**EXERCISE:** Scan the data that follows and count the lines with the string "chart"; answer with the count alone.

**PROVIDED MATERIAL:**
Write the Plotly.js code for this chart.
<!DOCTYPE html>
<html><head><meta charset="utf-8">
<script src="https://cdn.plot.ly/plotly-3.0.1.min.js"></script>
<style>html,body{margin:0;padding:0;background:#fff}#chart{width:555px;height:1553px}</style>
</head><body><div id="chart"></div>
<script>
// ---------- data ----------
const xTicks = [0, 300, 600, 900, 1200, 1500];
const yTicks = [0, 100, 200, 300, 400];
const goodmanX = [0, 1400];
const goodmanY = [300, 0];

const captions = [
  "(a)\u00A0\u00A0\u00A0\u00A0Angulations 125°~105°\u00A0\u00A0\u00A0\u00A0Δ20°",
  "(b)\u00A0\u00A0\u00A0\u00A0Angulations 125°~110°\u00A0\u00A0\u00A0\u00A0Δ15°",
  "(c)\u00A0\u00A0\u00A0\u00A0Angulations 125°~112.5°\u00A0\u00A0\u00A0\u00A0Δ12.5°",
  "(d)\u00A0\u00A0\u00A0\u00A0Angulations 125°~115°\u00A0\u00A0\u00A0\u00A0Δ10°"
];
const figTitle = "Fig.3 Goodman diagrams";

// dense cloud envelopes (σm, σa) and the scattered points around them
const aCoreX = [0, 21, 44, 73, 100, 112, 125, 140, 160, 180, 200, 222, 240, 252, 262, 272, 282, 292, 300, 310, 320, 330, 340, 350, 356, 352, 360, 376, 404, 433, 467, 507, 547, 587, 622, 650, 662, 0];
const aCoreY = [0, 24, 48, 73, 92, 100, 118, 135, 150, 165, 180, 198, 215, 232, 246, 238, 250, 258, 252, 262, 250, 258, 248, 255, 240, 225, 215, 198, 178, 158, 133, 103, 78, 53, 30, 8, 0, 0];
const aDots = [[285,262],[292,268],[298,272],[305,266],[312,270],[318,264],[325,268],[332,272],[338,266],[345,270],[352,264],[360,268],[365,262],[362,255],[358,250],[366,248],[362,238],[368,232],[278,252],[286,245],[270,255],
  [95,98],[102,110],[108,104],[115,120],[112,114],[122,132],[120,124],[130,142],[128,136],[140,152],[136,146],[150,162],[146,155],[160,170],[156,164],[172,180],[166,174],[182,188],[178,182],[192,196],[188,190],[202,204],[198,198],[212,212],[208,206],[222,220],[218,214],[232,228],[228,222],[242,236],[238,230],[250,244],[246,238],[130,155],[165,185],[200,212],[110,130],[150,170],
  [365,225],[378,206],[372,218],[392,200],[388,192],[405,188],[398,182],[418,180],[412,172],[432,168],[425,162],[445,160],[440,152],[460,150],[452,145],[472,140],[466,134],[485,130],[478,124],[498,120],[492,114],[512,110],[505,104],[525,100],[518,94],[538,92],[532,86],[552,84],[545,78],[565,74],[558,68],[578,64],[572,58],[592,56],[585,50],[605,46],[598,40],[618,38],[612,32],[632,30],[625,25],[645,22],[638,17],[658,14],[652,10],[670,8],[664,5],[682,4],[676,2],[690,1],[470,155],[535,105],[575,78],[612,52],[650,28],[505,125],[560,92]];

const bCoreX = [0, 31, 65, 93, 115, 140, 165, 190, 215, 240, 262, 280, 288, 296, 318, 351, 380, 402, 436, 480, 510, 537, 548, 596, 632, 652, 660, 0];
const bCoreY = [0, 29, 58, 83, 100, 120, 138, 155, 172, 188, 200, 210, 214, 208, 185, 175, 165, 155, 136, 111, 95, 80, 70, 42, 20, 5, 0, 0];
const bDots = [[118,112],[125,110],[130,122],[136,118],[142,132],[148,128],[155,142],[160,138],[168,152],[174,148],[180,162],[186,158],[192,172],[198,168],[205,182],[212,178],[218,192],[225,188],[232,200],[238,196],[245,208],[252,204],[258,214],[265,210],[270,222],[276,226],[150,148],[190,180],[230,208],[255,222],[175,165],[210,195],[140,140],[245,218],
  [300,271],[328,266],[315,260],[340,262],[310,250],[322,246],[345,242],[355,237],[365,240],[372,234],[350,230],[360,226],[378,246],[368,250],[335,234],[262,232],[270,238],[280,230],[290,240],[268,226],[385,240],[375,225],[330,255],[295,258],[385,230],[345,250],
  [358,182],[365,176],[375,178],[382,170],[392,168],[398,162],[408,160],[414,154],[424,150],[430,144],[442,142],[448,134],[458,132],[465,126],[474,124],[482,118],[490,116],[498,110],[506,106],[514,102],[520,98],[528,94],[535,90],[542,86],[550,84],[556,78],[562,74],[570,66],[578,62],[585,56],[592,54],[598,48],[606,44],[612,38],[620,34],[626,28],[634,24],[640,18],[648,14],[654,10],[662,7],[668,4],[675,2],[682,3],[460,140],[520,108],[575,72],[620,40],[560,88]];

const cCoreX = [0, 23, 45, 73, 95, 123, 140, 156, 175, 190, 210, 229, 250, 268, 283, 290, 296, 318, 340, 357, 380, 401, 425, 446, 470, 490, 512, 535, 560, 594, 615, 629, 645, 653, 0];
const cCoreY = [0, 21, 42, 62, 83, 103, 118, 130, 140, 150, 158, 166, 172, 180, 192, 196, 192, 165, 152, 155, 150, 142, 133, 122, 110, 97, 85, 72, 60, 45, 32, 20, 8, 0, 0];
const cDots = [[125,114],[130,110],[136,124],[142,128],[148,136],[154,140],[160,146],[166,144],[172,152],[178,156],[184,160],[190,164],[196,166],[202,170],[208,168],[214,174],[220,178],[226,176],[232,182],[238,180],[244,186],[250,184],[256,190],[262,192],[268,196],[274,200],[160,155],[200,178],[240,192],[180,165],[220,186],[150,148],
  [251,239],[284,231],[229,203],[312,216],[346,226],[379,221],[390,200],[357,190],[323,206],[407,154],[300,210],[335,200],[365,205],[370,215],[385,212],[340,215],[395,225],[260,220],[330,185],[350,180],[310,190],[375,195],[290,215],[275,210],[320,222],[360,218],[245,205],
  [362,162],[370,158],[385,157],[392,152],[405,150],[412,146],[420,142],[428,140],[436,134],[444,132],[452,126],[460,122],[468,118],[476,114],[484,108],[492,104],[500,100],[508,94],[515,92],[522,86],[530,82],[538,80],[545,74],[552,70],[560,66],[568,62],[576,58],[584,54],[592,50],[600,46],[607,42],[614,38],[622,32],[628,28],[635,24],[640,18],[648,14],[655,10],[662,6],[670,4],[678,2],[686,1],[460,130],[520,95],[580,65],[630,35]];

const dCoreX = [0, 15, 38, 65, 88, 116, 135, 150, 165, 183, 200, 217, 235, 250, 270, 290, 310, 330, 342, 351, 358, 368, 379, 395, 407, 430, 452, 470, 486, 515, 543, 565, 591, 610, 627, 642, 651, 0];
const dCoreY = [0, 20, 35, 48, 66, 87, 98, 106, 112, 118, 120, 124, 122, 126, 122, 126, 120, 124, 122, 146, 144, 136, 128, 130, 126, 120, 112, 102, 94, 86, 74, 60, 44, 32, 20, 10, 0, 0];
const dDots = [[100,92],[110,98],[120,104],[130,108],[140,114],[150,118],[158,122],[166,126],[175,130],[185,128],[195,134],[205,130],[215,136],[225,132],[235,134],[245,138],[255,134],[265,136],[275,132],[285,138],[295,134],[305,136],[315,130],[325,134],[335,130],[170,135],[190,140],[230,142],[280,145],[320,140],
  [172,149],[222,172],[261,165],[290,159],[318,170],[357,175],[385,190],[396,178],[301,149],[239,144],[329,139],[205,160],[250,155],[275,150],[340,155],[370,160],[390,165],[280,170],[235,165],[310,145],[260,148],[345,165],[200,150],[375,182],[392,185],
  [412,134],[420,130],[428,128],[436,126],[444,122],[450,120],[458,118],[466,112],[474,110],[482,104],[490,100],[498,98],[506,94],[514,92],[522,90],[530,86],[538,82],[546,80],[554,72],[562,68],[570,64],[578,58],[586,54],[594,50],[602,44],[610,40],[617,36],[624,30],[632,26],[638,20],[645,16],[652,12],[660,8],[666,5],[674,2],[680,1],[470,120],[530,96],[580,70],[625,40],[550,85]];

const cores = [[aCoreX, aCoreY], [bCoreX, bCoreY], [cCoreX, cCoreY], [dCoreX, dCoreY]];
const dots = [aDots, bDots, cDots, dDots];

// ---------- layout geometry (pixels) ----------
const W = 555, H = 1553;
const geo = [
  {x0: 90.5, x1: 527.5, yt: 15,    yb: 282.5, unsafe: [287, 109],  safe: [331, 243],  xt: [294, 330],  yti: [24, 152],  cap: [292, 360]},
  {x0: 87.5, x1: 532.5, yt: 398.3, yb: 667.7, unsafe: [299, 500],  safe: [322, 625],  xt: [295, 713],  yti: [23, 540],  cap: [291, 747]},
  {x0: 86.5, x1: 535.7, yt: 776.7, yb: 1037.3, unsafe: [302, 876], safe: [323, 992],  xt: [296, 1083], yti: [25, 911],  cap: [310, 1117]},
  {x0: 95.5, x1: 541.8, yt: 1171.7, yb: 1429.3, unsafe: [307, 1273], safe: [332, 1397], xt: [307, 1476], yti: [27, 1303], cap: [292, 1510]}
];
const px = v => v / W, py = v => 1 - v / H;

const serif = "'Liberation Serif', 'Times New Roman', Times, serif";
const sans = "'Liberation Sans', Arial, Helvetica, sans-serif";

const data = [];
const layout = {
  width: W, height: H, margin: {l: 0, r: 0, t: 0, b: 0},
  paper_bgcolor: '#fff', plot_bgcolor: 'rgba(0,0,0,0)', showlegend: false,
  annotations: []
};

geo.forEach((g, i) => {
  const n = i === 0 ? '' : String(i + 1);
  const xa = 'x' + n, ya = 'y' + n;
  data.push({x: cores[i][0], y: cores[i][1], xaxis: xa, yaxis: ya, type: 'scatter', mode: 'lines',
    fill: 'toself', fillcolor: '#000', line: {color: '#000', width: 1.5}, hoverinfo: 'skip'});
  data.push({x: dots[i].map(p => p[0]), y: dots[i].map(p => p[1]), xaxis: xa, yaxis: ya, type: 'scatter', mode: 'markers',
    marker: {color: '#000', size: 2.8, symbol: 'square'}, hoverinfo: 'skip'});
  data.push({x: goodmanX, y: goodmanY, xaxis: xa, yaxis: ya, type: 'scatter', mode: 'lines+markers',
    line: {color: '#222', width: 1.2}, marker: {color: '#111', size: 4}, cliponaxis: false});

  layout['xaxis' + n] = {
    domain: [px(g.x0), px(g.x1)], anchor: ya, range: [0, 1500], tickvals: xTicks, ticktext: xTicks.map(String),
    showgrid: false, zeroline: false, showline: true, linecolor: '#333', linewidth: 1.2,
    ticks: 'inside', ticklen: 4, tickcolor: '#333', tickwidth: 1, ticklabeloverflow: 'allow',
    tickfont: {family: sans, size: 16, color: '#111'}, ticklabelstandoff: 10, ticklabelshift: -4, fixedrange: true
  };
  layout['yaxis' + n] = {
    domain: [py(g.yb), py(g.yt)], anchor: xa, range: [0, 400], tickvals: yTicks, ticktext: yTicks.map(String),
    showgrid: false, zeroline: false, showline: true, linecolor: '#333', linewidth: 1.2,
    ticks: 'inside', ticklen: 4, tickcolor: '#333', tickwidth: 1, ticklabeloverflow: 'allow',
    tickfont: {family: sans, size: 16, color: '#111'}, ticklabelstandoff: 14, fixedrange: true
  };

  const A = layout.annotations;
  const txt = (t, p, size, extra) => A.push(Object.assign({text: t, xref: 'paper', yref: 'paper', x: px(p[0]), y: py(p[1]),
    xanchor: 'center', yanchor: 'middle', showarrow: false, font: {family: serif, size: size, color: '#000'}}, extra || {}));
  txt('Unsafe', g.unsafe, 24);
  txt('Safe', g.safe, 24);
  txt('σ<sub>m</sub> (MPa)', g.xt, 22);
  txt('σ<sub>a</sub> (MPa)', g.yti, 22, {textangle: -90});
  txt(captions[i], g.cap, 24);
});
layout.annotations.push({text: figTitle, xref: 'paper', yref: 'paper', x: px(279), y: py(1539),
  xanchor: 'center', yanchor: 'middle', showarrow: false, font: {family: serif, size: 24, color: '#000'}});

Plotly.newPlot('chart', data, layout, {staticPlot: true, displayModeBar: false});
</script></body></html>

**RESULT BELOW:** 4